==== STORED RECORDS

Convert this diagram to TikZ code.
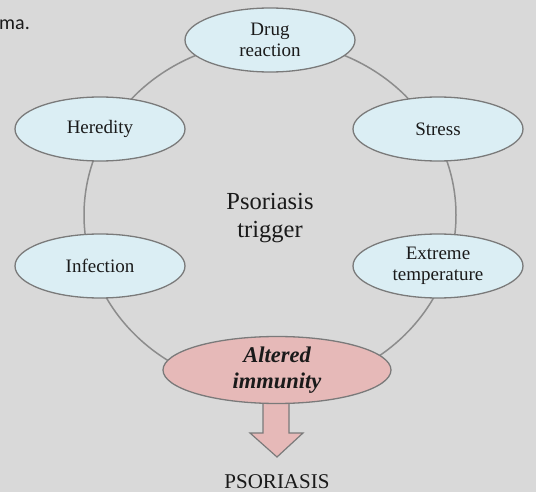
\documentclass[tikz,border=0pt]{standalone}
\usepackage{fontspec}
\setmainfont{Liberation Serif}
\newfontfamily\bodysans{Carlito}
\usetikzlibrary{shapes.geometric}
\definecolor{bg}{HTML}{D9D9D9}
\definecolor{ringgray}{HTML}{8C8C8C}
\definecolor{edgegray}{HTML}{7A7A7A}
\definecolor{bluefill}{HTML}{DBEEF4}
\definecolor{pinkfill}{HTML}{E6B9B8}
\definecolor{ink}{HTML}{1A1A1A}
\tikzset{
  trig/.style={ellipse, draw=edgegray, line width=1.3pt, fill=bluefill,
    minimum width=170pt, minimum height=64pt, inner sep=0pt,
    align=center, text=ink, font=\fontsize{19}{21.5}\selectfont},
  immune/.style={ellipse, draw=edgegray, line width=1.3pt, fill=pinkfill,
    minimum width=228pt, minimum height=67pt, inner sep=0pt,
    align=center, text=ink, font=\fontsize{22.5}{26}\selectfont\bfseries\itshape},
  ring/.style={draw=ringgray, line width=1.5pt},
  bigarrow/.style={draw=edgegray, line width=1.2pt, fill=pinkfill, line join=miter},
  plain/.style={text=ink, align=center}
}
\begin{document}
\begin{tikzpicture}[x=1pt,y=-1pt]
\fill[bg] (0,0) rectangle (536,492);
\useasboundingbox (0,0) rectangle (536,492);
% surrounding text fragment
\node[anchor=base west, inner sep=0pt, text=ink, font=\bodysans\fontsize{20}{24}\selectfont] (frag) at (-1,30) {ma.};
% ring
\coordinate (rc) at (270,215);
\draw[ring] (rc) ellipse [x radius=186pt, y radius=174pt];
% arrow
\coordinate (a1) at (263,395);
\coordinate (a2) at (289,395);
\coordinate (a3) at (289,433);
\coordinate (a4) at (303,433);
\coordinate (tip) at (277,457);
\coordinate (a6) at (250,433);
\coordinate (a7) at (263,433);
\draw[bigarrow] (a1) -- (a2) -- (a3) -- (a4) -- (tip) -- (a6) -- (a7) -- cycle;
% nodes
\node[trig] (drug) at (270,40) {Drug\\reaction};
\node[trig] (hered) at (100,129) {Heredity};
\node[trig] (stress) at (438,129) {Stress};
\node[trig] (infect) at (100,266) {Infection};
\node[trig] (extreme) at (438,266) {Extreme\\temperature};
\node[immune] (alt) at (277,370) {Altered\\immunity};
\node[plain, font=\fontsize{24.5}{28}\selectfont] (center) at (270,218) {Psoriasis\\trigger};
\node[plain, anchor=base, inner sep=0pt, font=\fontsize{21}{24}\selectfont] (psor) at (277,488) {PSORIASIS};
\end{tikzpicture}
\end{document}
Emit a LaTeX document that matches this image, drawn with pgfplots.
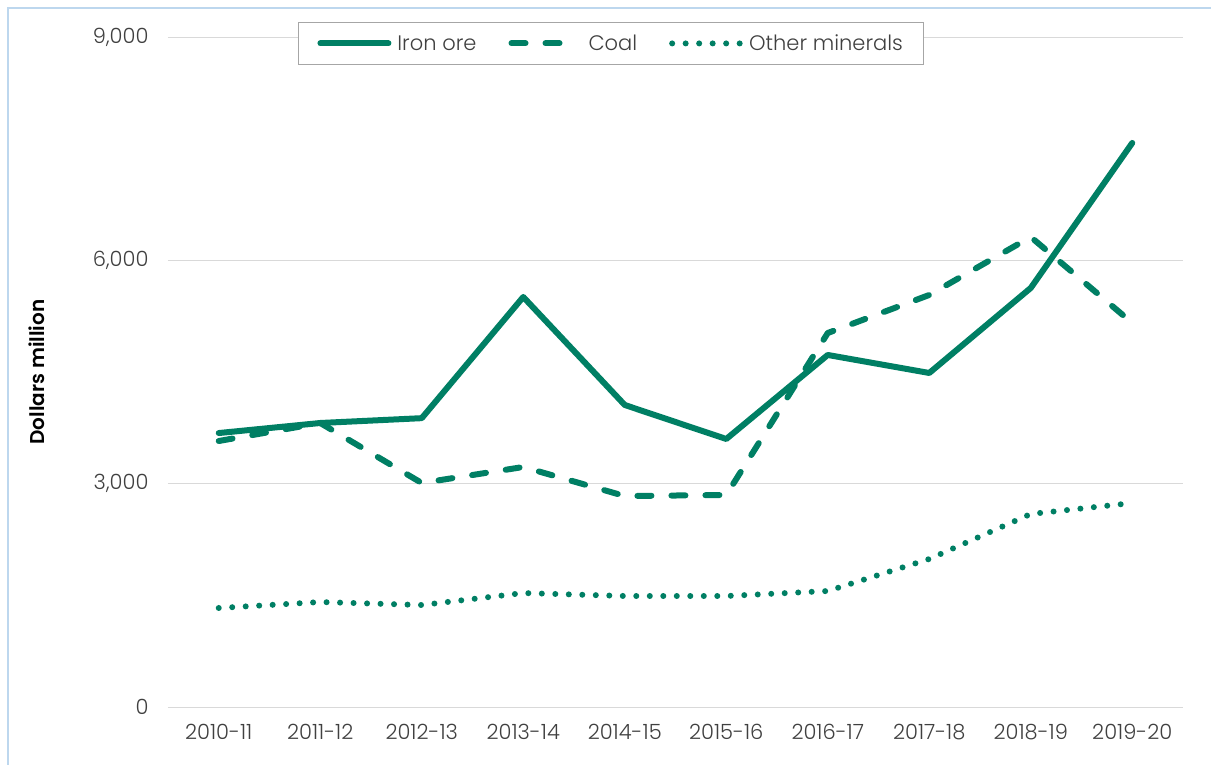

========

YOUR INSTRUCTIONS: Copy out all the data without changing anything, and drop the pictures.

WRITTEN ANSWER:
Convert this diagram to TikZ code.
\documentclass[tikz,border=0pt]{standalone}
\usepackage{fontspec}
\setmainfont{Liberation Serif}
\newfontfamily\bodysans{Carlito}
\usetikzlibrary{shapes.geometric}
\definecolor{bg}{HTML}{D9D9D9}
\definecolor{ringgray}{HTML}{8C8C8C}
\definecolor{edgegray}{HTML}{7A7A7A}
\definecolor{bluefill}{HTML}{DBEEF4}
\definecolor{pinkfill}{HTML}{E6B9B8}
\definecolor{ink}{HTML}{1A1A1A}
\tikzset{
  trig/.style={ellipse, draw=edgegray, line width=1.3pt, fill=bluefill,
    minimum width=170pt, minimum height=64pt, inner sep=0pt,
    align=center, text=ink, font=\fontsize{19}{21.5}\selectfont},
  immune/.style={ellipse, draw=edgegray, line width=1.3pt, fill=pinkfill,
    minimum width=228pt, minimum height=67pt, inner sep=0pt,
    align=center, text=ink, font=\fontsize{22.5}{26}\selectfont\bfseries\itshape},
  ring/.style={draw=ringgray, line width=1.5pt},
  bigarrow/.style={draw=edgegray, line width=1.2pt, fill=pinkfill, line join=miter},
  plain/.style={text=ink, align=center}
}
\begin{document}
\begin{tikzpicture}[x=1pt,y=-1pt]
\fill[bg] (0,0) rectangle (536,492);
\useasboundingbox (0,0) rectangle (536,492);
% surrounding text fragment
\node[anchor=base west, inner sep=0pt, text=ink, font=\bodysans\fontsize{20}{24}\selectfont] (frag) at (-1,30) {ma.};
% ring
\coordinate (rc) at (270,215);
\draw[ring] (rc) ellipse [x radius=186pt, y radius=174pt];
% arrow
\coordinate (a1) at (263,395);
\coordinate (a2) at (289,395);
\coordinate (a3) at (289,433);
\coordinate (a4) at (303,433);
\coordinate (tip) at (277,457);
\coordinate (a6) at (250,433);
\coordinate (a7) at (263,433);
\draw[bigarrow] (a1) -- (a2) -- (a3) -- (a4) -- (tip) -- (a6) -- (a7) -- cycle;
% nodes
\node[trig] (drug) at (270,40) {Drug\\reaction};
\node[trig] (hered) at (100,129) {Heredity};
\node[trig] (stress) at (438,129) {Stress};
\node[trig] (infect) at (100,266) {Infection};
\node[trig] (extreme) at (438,266) {Extreme\\temperature};
\node[immune] (alt) at (277,370) {Altered\\immunity};
\node[plain, font=\fontsize{24.5}{28}\selectfont] (center) at (270,218) {Psoriasis\\trigger};
\node[plain, anchor=base, inner sep=0pt, font=\fontsize{21}{24}\selectfont] (psor) at (277,488) {PSORIASIS};
\end{tikzpicture}
\end{document}
Emit a LaTeX document that matches this image, drawn with pgfplots.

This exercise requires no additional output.